'Tension' in leaked design report
A leaked government report has pinpointed urban design as a clear source of tension between the Christchurch City Council and the development community.
The report prepared for Environment Minister Amy Adams has yet to be officially released, but an early draft obtained by The Press raises concerns about how the council-established urban design panel is working, including that developers found the process "excessively tortuous".
The issues were highlighted this week when Christchurch property developer Antony Gough publicly criticised the 17-strong panel of urban planners, designers and architects after they issued a report suggesting his design for the former Oxford Tce "strip" was flawed.
Gough's $140 million Terrace project will feature two-storey bars and restaurants around a central piazza, with lanes between buildings and walls of rusted steel and plants.
The panel's report, obtained by The Press, commended aspects of the design but suggested a need for "a level of consistency and cohesion" when viewing the facilities from Oxford Tce.

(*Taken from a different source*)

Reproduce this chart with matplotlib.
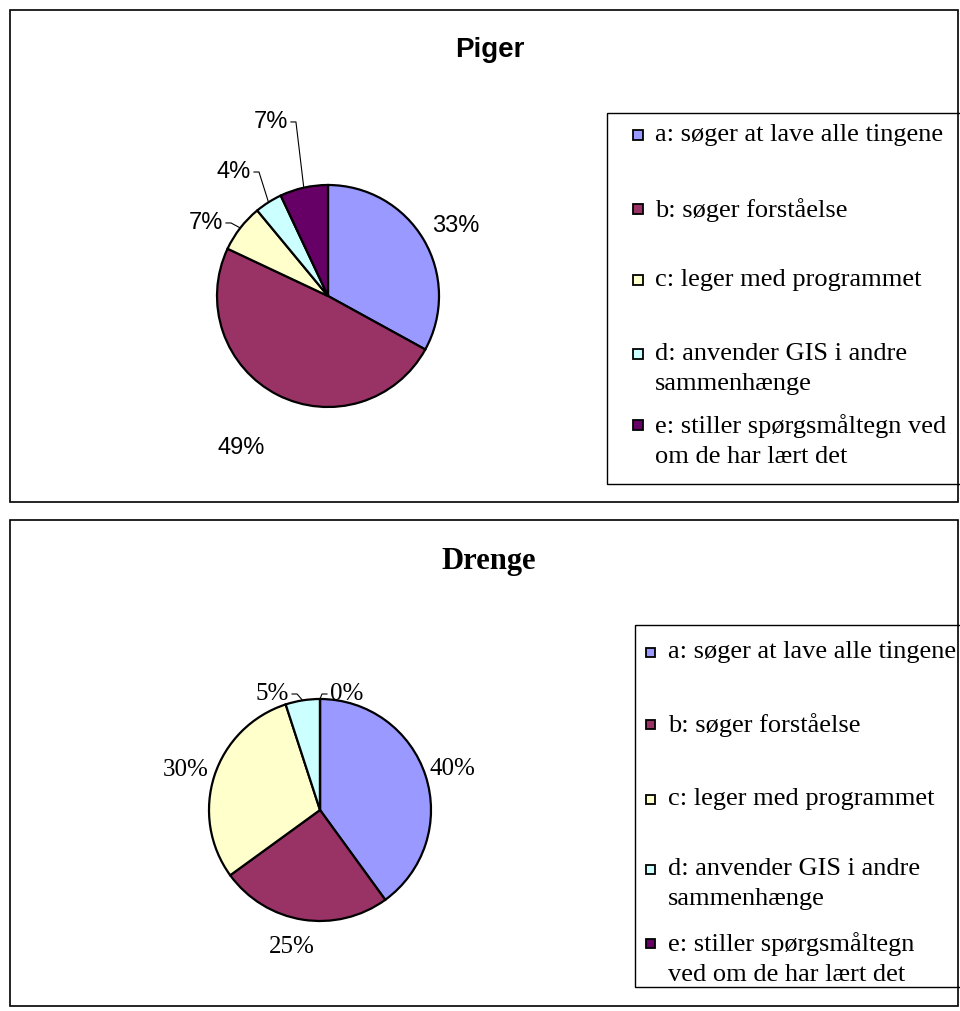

Yesterday, council planning committee chairwoman Sue Wells rushed to the panel's defence, backing member Jasper van der Lingen's comments that Gough's criticism was unfounded.
She was happy with the way the urban design panel was working and there was no plans to review its role.
"All the feedback I've had has been positive. I've not heard anyone saying it has been holding them up," Wells said.
People wanted good urban design and the panel ensured that happened.
The leaked report said there would be "great benefit" in fostering a closer understanding and working relationship between the council, the urban design panel and the development community.
"Despite the urban design panel being established to provide guidance and assistance, there is a feeling in the development community that the panel and the council's urban design staff take an excessively negative and critical approach to proposals that are put forward, and that the process for resolving the issues can be excessively tortuous", the report says.
Developer Richard Peebles, who has been before the panel about five times, said the panel worked well.
"We have got quite a relationship . . . some of the members can be unrealistic but on the whole they are good."
The urban design panel is an advisory body only, but makes recommendation to the council's resource consenting department.